From Okapi Framework
Jump to: navigation, search

Overview

The TXML Filter is an Okapi component that implements the IFilter interface for Wordfast Pro TXML documents. TXML is a proprietary XML-based bilingual format used by Wordfast Pro and supported by several other tools. There are no official public specifications available.

Processing Details

Input Encoding

The filter decides which encoding to use for the input document using the following logic:

  • If the document has an encoding declaration it is used.
  • Otherwise, UTF-8 is used as the default encoding (regardless the actual default encoding that was specified when opening the document).

Output Encoding

If the output encoding is UTF-8:

  • If the input encoding was also UTF-8, a Byte-Order-Mark is used for the output document only if one was detected in the input document.
  • If the input encoding was not UTF-8, no Byte-Order-Mark is used in the output document.

If the original document had an XML encoding declaration it is updated, if it did not, one is automatically added.

Line-Breaks

The type of line-breaks of the output is the same as the one of the original input.

Segmentation

TXML files are organized into blocks of one or more segments. So they are always segmented in the sense that each block has at least one segment.

The content of each block is extracted as a single text unit with as many segments as there are in the block.

Existing Translations

Segmented entries may have translations. In this case the text of the target is extracted along with the source.

If the segment is labeled with gtmt="true" and not with modified="true", the source and target are also set as an AltTranslationsAnnotation annotation.

Revisions

If a segment has revisions: only the latest translation is extracted. The translations in the <revisions> elements are ignored.
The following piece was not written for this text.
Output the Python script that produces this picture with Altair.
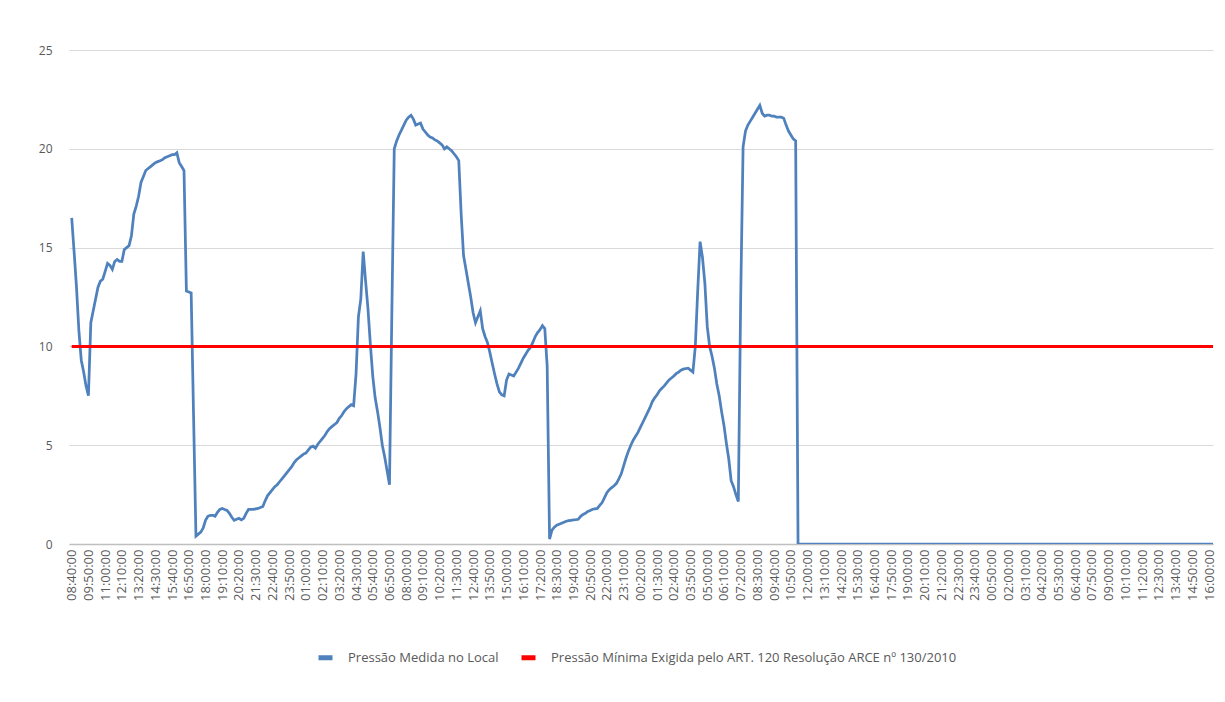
import altair as alt
import pandas as pd

# ---- data (10-minute readings) ----
start_time = "2016-03-01 08:40:00"
step_minutes = 10

pressure_measured = [
    16.5, 14.8, 13.0, 10.8, 9.3, 8.7, 8.0, 7.5, 11.2, 11.8,
    12.4, 13.0, 13.3, 13.4, 13.8, 14.2, 14.1, 13.9, 14.3, 14.4,
    14.3, 14.3, 14.9, 15.0, 15.1, 15.6, 16.7, 17.1, 17.6, 18.3,
    18.6, 18.9, 19.0, 19.1, 19.2, 19.3, 19.35, 19.4, 19.45, 19.55,
    19.6, 19.65, 19.7, 19.7, 19.8, 19.3, 19.1, 18.9, 12.8, 12.75,
    12.7, 6.5, 0.4, 0.5, 0.6, 0.8, 1.2, 1.4, 1.45, 1.45,
    1.4, 1.6, 1.75, 1.8, 1.75, 1.7, 1.55, 1.35, 1.2, 1.25,
    1.3, 1.22, 1.3, 1.55, 1.75, 1.75, 1.75, 1.78, 1.8, 1.85,
    1.9, 2.2, 2.45, 2.6, 2.75, 2.9, 3.0, 3.15, 3.3, 3.45,
    3.6, 3.75, 3.9, 4.1, 4.25, 4.35, 4.45, 4.55, 4.6, 4.75,
    4.9, 4.95, 4.85, 5.05, 5.2, 5.35, 5.5, 5.7, 5.85, 5.95,
    6.05, 6.15, 6.36, 6.5, 6.7, 6.85, 6.95, 7.05, 7.0, 8.6,
    11.5, 12.4, 14.8, 13.3, 11.9, 10.1, 8.5, 7.4, 6.7, 5.9,
    5.0, 4.4, 3.7, 3.0, 11.8, 20.0, 20.4, 20.7, 20.95, 21.2,
    21.45, 21.6, 21.7, 21.5, 21.2, 21.25, 21.3, 21.0, 20.85, 20.7,
    20.6, 20.55, 20.45, 20.4, 20.3, 20.2, 20.0, 20.1, 20.0, 19.9,
    19.75, 19.6, 19.4, 16.7, 14.6, 13.9, 13.2, 12.5, 11.7, 11.2,
    11.5, 11.8, 10.9, 10.5, 10.2, 9.7, 9.15, 8.6, 8.1, 7.7,
    7.55, 7.5, 8.3, 8.6, 8.55, 8.5, 8.7, 8.9, 9.15, 9.4,
    9.6, 9.8, 9.95, 10.2, 10.5, 10.7, 10.85, 11.05, 10.9, 9.0,
    0.25, 0.7, 0.85, 0.95, 1.0, 1.05, 1.1, 1.15, 1.18, 1.2,
    1.22, 1.23, 1.25, 1.4, 1.5, 1.55, 1.65, 1.7, 1.76, 1.78,
    1.8, 1.95, 2.1, 2.35, 2.6, 2.75, 2.85, 2.95, 3.07, 3.3,
    3.55, 3.95, 4.35, 4.7, 5.0, 5.25, 5.45, 5.65, 5.9, 6.15,
    6.4, 6.65, 6.9, 7.2, 7.4, 7.55, 7.75, 7.88, 8.0, 8.15,
    8.3, 8.4, 8.5, 8.62, 8.7, 8.8, 8.85, 8.88, 8.9, 8.8,
    8.7, 10.0, 12.8, 15.3, 14.5, 13.2, 11.0, 10.0, 9.5, 8.9,
    8.1, 7.5, 6.7, 6.0, 5.1, 4.3, 3.2, 2.9, 2.5, 2.15,
    12.5, 20.1, 20.9, 21.2, 21.4, 21.6, 21.8, 22.0, 22.2, 21.8,
    21.65, 21.7, 21.7, 21.65, 21.65, 21.6, 21.6, 21.6, 21.55, 21.2,
    20.9, 20.7, 20.5, 20.4,
]
# readings after the sensor went to zero (flat at 0 to the right edge)
pressure_after_cutoff = [0.0] * 176

minimum_required = 10.0

series_measured = "Pressão Medida no Local"
series_minimum = "Pressão Mínima Exigida pelo ART. 120 Resolução ARCE nº 130/2010"

label_every = 7          # one tick label every 7 readings (70 minutes)
last_label_index = 476   # last label: 16:00:00
y_ticks = [0, 5, 10, 15, 20, 25]

# ---- build tables ----
values = pressure_measured + pressure_after_cutoff
t0 = pd.Timestamp(start_time)
times = [t0 + pd.Timedelta(minutes=step_minutes * i) for i in range(len(values))]

df_measured = pd.DataFrame({"time": times, "value": values, "series": series_measured})
df_minimum = pd.DataFrame({"time": times, "value": [minimum_required] * len(times),
                           "series": series_minimum})


def dt(ts):
    return alt.DateTime(year=ts.year, month=ts.month, date=ts.day,
                        hours=ts.hour, minutes=ts.minute, seconds=ts.second)


tick_values = [dt(times[i]) for i in range(0, last_label_index + 1, label_every)]
domain_start = t0 - pd.Timedelta(seconds=680)
domain_end = times[last_label_index] + pd.Timedelta(seconds=1004)

FONT = "Open Sans"
TEXT = "#595959"
FS = 13

x_enc = alt.X(
    "time:T",
    scale=alt.Scale(domain=[dt(domain_start), dt(domain_end)], nice=False),
    axis=alt.Axis(
        title=None, values=tick_values, format="%H:%M:%S", labelAngle=-90,
        labelAlign="right", labelBaseline="middle", ticks=False, tickSize=0,
        labelPadding=5, grid=False, domainColor="#BFBFBF", domainWidth=1.5,
        labelFont=FONT, labelFontSize=FS, labelColor=TEXT, labelOverlap=False,
        labelBound=False, labelFlush=False,
    ),
)
y_enc = alt.Y(
    "value:Q",
    scale=alt.Scale(domain=[0, 25], nice=False),
    axis=alt.Axis(
        title=None, values=y_ticks, ticks=False, tickSize=0, domain=False,
        labelPadding=17, gridColor="#D9D9D9", gridWidth=1,
        labelFont=FONT, labelFontSize=FS - 1, labelColor=TEXT,
    ),
)
color_enc = alt.Color(
    "series:N",
    scale=alt.Scale(domain=[series_measured, series_minimum], range=["#4F81BD", "#FF0000"]),
    legend=alt.Legend(
        title=None, orient="none", legendX=247, legendY=598, direction="horizontal",
        symbolType="stroke", symbolSize=196, symbolStrokeWidth=5,
        labelFont=FONT, labelFontSize=FS, labelColor=TEXT, labelLimit=0,
        labelOffset=13, columnPadding=12, padding=0,
    ),
)

measured = alt.Chart(df_measured).mark_line(strokeWidth=2.75, clip=True).encode(
    x=x_enc, y=y_enc, color=color_enc
)
minimum = alt.Chart(df_minimum).mark_line(strokeWidth=3, clip=True).encode(
    x=x_enc, y=y_enc, color=color_enc
)

chart = (
    alt.layer(measured, minimum)
    .properties(
        width=1144, height=494,
        autosize=alt.AutoSizeParams(type="none"),
        padding={"left": 61, "top": 42, "right": 4, "bottom": 150},
        background="white",
    )
    .configure_view(stroke=None)
)

chart.save("out.html", embed_options={"renderer": "svg", "actions": False})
The filter does not create revision entries: If there was a translation in the original TXML document, the updated translation overwrites it. No revision is created in the TXML document with the translation present before the merge.

Parameters

Allow empty target segments in output — Set this option to allow empty translations to be written out as such in output. If this option is not set, a copy of the source is used in place of the empty translation.

Limitations

  • The TXML format does not allow to have different source and target content for the part between segments, therefore if any of those parts changes after extraction, the difference cannot be represented when merging, only the source representation is preserved.